Friday, June 26, 2009

Paying girls to stay baby free; ethical?

An interesting program has been in place since 1996 at the University of North Carolina-Greensboro campus called College Bound Sisters. The program’s goals are to help girls avoid pregnancy, graduate from high school, and enroll in college. To assist girls in achieving the goals, the program pays each girl enrolled a $1 for each day they remain baby free. The money is deposited into a fund that each girl will get when they enroll in college. Girls can enroll in the program as early as 12 years of age.

According to College Bound Sisters website,, to be eligible the girls need to between the ages of 12-16, has a sister who had a baby before age 18, has never been pregnant, wants to attend college, and is willing to attend a 1.5 hour meeting each week at the University of North Carolina-Greensboro campus. The girls are broken up into two groups during the 90 minute meetings – 12-14 and 15-18. Joshua Miller in his article North Carolina Program Pays Girls a Dollar a Day Not to Get Pregnant that “Dr. Hazel Brown, co-director of the program, said six girls of the 125 who have been enrolled for six months or longer have gotten pregnant or otherwise dropped out since it began in 1997.”

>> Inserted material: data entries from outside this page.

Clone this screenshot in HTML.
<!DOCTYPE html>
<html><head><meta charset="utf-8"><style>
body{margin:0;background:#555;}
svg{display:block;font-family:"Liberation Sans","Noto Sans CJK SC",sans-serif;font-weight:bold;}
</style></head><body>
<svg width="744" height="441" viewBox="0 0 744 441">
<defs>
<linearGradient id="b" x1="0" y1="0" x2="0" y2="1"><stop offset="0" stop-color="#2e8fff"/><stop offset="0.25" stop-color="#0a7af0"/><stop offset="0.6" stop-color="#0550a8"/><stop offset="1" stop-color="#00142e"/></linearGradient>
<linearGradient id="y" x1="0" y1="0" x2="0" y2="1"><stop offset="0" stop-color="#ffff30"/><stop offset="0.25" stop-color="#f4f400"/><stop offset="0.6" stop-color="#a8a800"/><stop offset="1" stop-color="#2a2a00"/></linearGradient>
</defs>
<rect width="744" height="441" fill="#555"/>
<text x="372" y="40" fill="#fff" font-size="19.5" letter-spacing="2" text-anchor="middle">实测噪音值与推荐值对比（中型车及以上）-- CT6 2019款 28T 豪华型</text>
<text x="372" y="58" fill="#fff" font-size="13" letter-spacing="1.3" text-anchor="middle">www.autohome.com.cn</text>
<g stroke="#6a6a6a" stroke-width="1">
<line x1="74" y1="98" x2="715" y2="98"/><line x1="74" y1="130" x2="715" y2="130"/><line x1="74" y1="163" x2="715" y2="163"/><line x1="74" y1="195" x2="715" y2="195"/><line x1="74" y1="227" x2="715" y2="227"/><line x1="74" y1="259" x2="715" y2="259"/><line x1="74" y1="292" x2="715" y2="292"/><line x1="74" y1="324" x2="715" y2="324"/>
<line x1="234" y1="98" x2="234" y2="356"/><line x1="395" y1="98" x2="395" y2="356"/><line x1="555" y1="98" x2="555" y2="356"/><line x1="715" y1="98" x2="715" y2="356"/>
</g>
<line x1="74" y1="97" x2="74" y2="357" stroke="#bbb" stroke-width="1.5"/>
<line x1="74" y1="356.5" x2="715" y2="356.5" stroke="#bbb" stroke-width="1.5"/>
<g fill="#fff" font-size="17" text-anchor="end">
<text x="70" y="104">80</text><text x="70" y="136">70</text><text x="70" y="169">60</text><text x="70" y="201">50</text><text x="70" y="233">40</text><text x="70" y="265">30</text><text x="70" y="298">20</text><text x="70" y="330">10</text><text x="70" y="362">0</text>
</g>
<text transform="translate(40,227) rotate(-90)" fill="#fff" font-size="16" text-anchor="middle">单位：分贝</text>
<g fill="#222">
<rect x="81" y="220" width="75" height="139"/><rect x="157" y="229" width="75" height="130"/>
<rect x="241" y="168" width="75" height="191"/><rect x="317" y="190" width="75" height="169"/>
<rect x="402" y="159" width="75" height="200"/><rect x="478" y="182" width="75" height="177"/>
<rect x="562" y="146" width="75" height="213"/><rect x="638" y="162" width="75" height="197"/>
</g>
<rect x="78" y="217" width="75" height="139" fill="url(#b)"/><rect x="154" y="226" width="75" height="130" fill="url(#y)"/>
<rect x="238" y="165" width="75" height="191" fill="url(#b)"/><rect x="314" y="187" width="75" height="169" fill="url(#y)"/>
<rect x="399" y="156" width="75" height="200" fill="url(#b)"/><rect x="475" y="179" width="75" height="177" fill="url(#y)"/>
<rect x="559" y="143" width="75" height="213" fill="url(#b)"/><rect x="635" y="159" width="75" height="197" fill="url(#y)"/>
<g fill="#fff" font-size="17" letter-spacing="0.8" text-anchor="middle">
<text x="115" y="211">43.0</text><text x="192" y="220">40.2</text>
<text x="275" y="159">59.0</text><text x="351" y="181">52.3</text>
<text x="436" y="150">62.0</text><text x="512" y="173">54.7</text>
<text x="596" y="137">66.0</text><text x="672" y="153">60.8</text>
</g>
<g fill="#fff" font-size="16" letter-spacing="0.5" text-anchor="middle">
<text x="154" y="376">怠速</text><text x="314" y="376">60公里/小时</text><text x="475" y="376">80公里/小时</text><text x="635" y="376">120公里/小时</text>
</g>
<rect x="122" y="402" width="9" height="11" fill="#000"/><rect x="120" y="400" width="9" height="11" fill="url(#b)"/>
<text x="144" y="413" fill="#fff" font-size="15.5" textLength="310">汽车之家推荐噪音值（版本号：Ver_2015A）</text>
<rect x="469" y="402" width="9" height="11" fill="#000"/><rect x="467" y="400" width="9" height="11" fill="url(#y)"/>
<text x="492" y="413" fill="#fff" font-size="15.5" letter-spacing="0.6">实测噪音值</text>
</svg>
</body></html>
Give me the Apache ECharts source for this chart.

Dr. Brown explained the program as, “We talk about abstinence, but it’s not a requirement. We teach decision-making, being responsible and avoiding pregnancy. The meetings are very interactive.” The program was originally funded by a grant from the North Carolina’s Department of Health and Human Services. Bill Albert, chief program office at the National Campaign to Prevent Teen and Unplanned Pregnancy is reported, in Mr. Miller’s article, as saying, “It makes me a bit uneasy. I do have mixed feelings. It’s hard to pay people to do something that we think they should be doing regardless. It would be like if you didn’t want young people to experiment with marijuana, you’d pay them not to do it.”

Although I think Mr. Albert’s stretch to marijuana deludes the conversation, it does raise interesting question. The program only enrolls 24 girls at a time. With only 125 girls involved since 1997, it may be too early to pass judgment on the program. Yet, the idea of paying at risk girls to attend meetings, stay baby free, and enroll in college is interesting. Since the girls have to stay enrolled until they go to college to receive the money, it does give good incentive for the girls to stay baby free.